Confirmed by the government of Visegrad Group countries three years ago, the Budapest-Warsaw high speed railway plans to connect the Hungarian and Polish capitals in less than five hours (compared to more than ten hours today) with trains traveling at a speed of up to 320 km/h and stopping through the cities of Gyor, Bratislava, Brno, Ostrava and Katowice.

Once the route becomes reality, passengers will be able to go from Budapest to Vienna and Bratislava in less than two hours, and to Prague in three hours and a half. A dream come true for lovers of Central Europe.

Earlier this week, Hungarian authorities in charge of the project released a short animated film on how the project could look like once construction begins… in 2030.

In 2018, Transport Ministers of the Visegrad countries (Czech Republic, Slovakia, Poland and Hungary) agreed to launch talks on the establishment of a high-speed train route in Central Europe connecting the cities of Budapest and Warsaw.

“This will be a typical Visegrad project, with all the four countries involved in talks on funding,” Hungarian Foreign Minister Peter Szijjarto said at the time.

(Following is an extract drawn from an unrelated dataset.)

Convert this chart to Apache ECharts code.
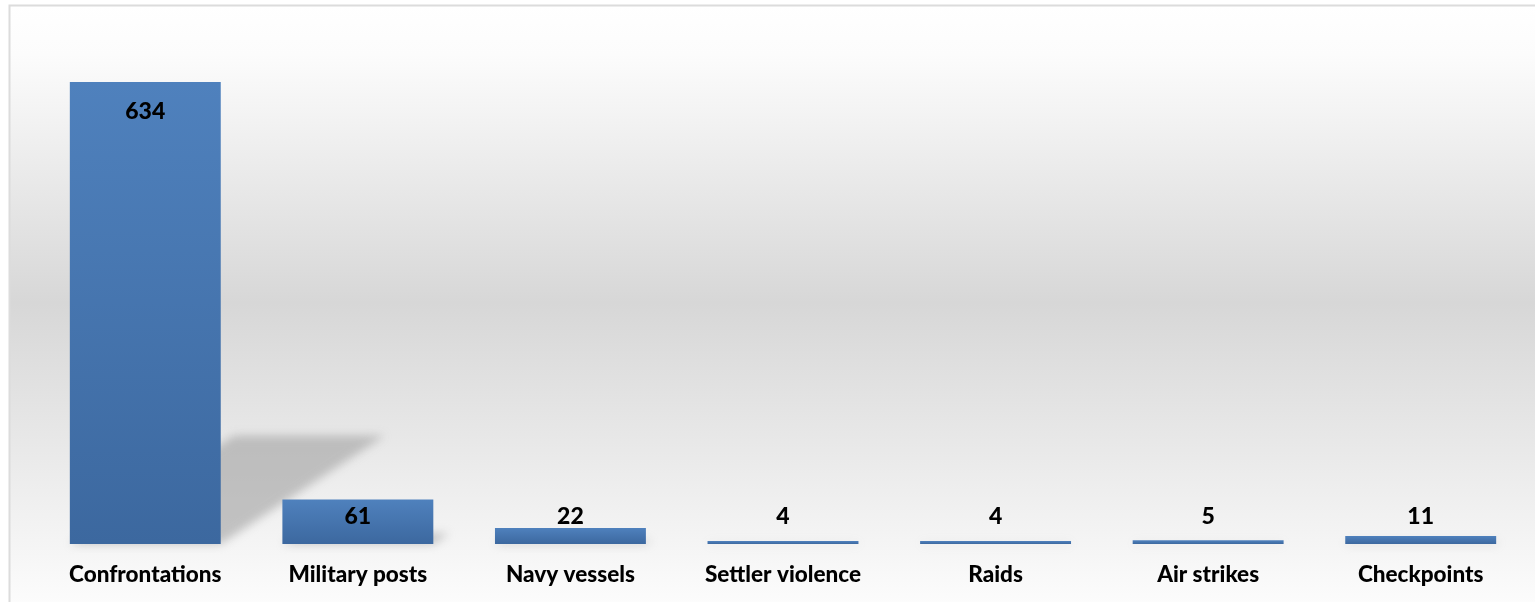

The declared goal was to offer a cleaner alternative to flying or driving to at least 500,000 passengers and further connect Central European capitals to Western networks, including in Germany, Italy or Austria.

The Hungarian Urban and Suburban Transit Association (VEKE) nevertheless warned that the project would come too late to help Hungary – and other countries – meet the EU’s emissions reduction goal.

The Hungarian government is also currently involved in discussion surrounding a controversial high-speed train between Budapest and Belgrade, funded by China as part of Beijing’s mega-infrastructure “new silk roads” projects.